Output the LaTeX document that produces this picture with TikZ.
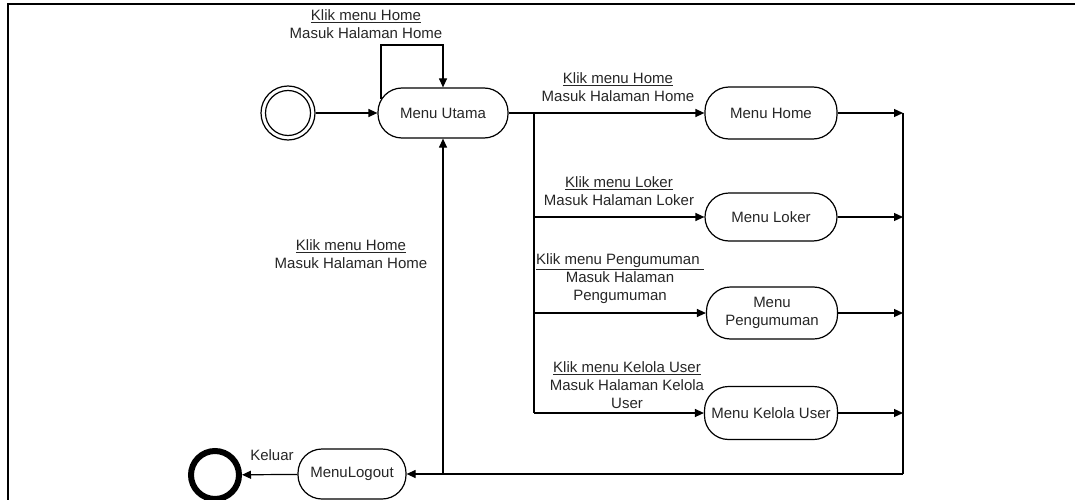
\documentclass[tikz,border=0pt]{standalone}
\usepackage{fontspec}
\setmainfont{Liberation Sans}
\usetikzlibrary{arrows.meta,calc}
\begin{document}
\begin{tikzpicture}[x=1pt,y=-1pt,
  every node/.style={font=\fontsize{15pt}{18pt}\selectfont, text=black!85},
  state/.style={draw, line width=1.2pt, rounded corners=24pt, align=center, inner sep=2pt},
  lbl/.style={align=center, inner sep=0pt},
  line/.style={line width=1.2pt, draw=black},
  arr/.style={line, -{Triangle[length=9pt,width=8pt]}}]
\useasboundingbox (0,0) rectangle (1075,500);
% frame (partial)
\draw[line width=1.5pt] (8,500) -- (8,4) -- (1075,4);

% nodes
\node[circle, draw, line width=1.2pt, minimum size=54pt, inner sep=0pt] (init) at (288,113) {};
\draw[line width=1.2pt] (init.center) circle (22.5);
\node[state, minimum width=130pt, minimum height=50pt] (utama) at (443,113) {Menu Utama};
\node[state, minimum width=132pt, minimum height=52pt] (home) at (771,113) {Menu Home};
\node[state, minimum width=132pt, minimum height=48pt] (loker) at (771,217) {Menu Loker};
\node[state, minimum width=131pt, minimum height=52pt] (peng) at (772,313) {Menu\\Pengumuman};
\node[state, minimum width=133pt, minimum height=53pt] (kelola) at (771,413) {Menu Kelola User};
\node[state, minimum width=108pt, minimum height=50pt] (logout) at (352,474) {MenuLogout};
\node[circle, draw, line width=6pt, minimum size=48pt, inner sep=0pt] (final) at (215,475) {};

% labels
\node[lbl] (l0) at (366,24) {\underline{Klik menu Home}\\Masuk Halaman Home};
\node[lbl] (l1) at (618,87) {\underline{Klik menu Home}\\Masuk Halaman Home};
\node[lbl] (l2) at (619,191) {\underline{Klik menu Loker}\\Masuk Halaman Loker};
\node[lbl] (l3) at (620,279) {\underline{Klik menu Pengumuman\ }\\Masuk Halaman\\Pengumuman};
\node[lbl] (l4) at (627,385) {\underline{Klik menu Kelola User}\\Masuk Halaman Kelola\\User};
\node[lbl] (l5) at (351,254) {\underline{Klik menu Home}\\Masuk Halaman Home};
\node[lbl] (l6) at (272,455) {Keluar};

% coordinates
\coordinate (loopstart) at (381,99);
\coordinate (looptop) at (381,45);
\coordinate (busT) at (534,113);
\coordinate (busB) at (534,413);
\coordinate (rbT) at (903,113);
\coordinate (rbB) at (903,474);

% connectors
\draw[arr] (init) -- (utama);
\draw[arr] (loopstart) -- (looptop) -| (utama.north);
\draw[arr] (utama) -- (home);
\draw[line] (busT) -- (busB);
\draw[arr] (busT |- loker) -- (loker);
\draw[arr] (busT |- peng) -- (peng);
\draw[arr] (busB) -- (kelola);
\draw[arr] (home) -- (home -| rbT);
\draw[arr] (loker) -- (loker -| rbT);
\draw[arr] (peng) -- (peng -| rbT);
\draw[arr] (kelola) -- (kelola -| rbT);
\draw[line] (rbT) -- (rbB);
\draw[arr] (rbB) -- (logout);
\draw[arr] (utama |- rbB) -- (utama.south);
\draw[arr] (logout) -- (final);
\end{tikzpicture}
\end{document}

----

**WHAT IS EXPECTED**.
Every line of the data should be copied as it stands, without the images.

**SOLVED EXERCISE**.
Output the LaTeX document that produces this picture with TikZ.
\documentclass[tikz,border=0pt]{standalone}
\usepackage{fontspec}
\setmainfont{Liberation Sans}
\usetikzlibrary{arrows.meta,calc}
\begin{document}
\begin{tikzpicture}[x=1pt,y=-1pt,
  every node/.style={font=\fontsize{15pt}{18pt}\selectfont, text=black!85},
  state/.style={draw, line width=1.2pt, rounded corners=24pt, align=center, inner sep=2pt},
  lbl/.style={align=center, inner sep=0pt},
  line/.style={line width=1.2pt, draw=black},
  arr/.style={line, -{Triangle[length=9pt,width=8pt]}}]
\useasboundingbox (0,0) rectangle (1075,500);
% frame (partial)
\draw[line width=1.5pt] (8,500) -- (8,4) -- (1075,4);

% nodes
\node[circle, draw, line width=1.2pt, minimum size=54pt, inner sep=0pt] (init) at (288,113) {};
\draw[line width=1.2pt] (init.center) circle (22.5);
\node[state, minimum width=130pt, minimum height=50pt] (utama) at (443,113) {Menu Utama};
\node[state, minimum width=132pt, minimum height=52pt] (home) at (771,113) {Menu Home};
\node[state, minimum width=132pt, minimum height=48pt] (loker) at (771,217) {Menu Loker};
\node[state, minimum width=131pt, minimum height=52pt] (peng) at (772,313) {Menu\\Pengumuman};
\node[state, minimum width=133pt, minimum height=53pt] (kelola) at (771,413) {Menu Kelola User};
\node[state, minimum width=108pt, minimum height=50pt] (logout) at (352,474) {MenuLogout};
\node[circle, draw, line width=6pt, minimum size=48pt, inner sep=0pt] (final) at (215,475) {};

% labels
\node[lbl] (l0) at (366,24) {\underline{Klik menu Home}\\Masuk Halaman Home};
\node[lbl] (l1) at (618,87) {\underline{Klik menu Home}\\Masuk Halaman Home};
\node[lbl] (l2) at (619,191) {\underline{Klik menu Loker}\\Masuk Halaman Loker};
\node[lbl] (l3) at (620,279) {\underline{Klik menu Pengumuman\ }\\Masuk Halaman\\Pengumuman};
\node[lbl] (l4) at (627,385) {\underline{Klik menu Kelola User}\\Masuk Halaman Kelola\\User};
\node[lbl] (l5) at (351,254) {\underline{Klik menu Home}\\Masuk Halaman Home};
\node[lbl] (l6) at (272,455) {Keluar};

% coordinates
\coordinate (loopstart) at (381,99);
\coordinate (looptop) at (381,45);
\coordinate (busT) at (534,113);
\coordinate (busB) at (534,413);
\coordinate (rbT) at (903,113);
\coordinate (rbB) at (903,474);

% connectors
\draw[arr] (init) -- (utama);
\draw[arr] (loopstart) -- (looptop) -| (utama.north);
\draw[arr] (utama) -- (home);
\draw[line] (busT) -- (busB);
\draw[arr] (busT |- loker) -- (loker);
\draw[arr] (busT |- peng) -- (peng);
\draw[arr] (busB) -- (kelola);
\draw[arr] (home) -- (home -| rbT);
\draw[arr] (loker) -- (loker -| rbT);
\draw[arr] (peng) -- (peng -| rbT);
\draw[arr] (kelola) -- (kelola -| rbT);
\draw[line] (rbT) -- (rbB);
\draw[arr] (rbB) -- (logout);
\draw[arr] (utama |- rbB) -- (utama.south);
\draw[arr] (logout) -- (final);
\end{tikzpicture}
\end{document}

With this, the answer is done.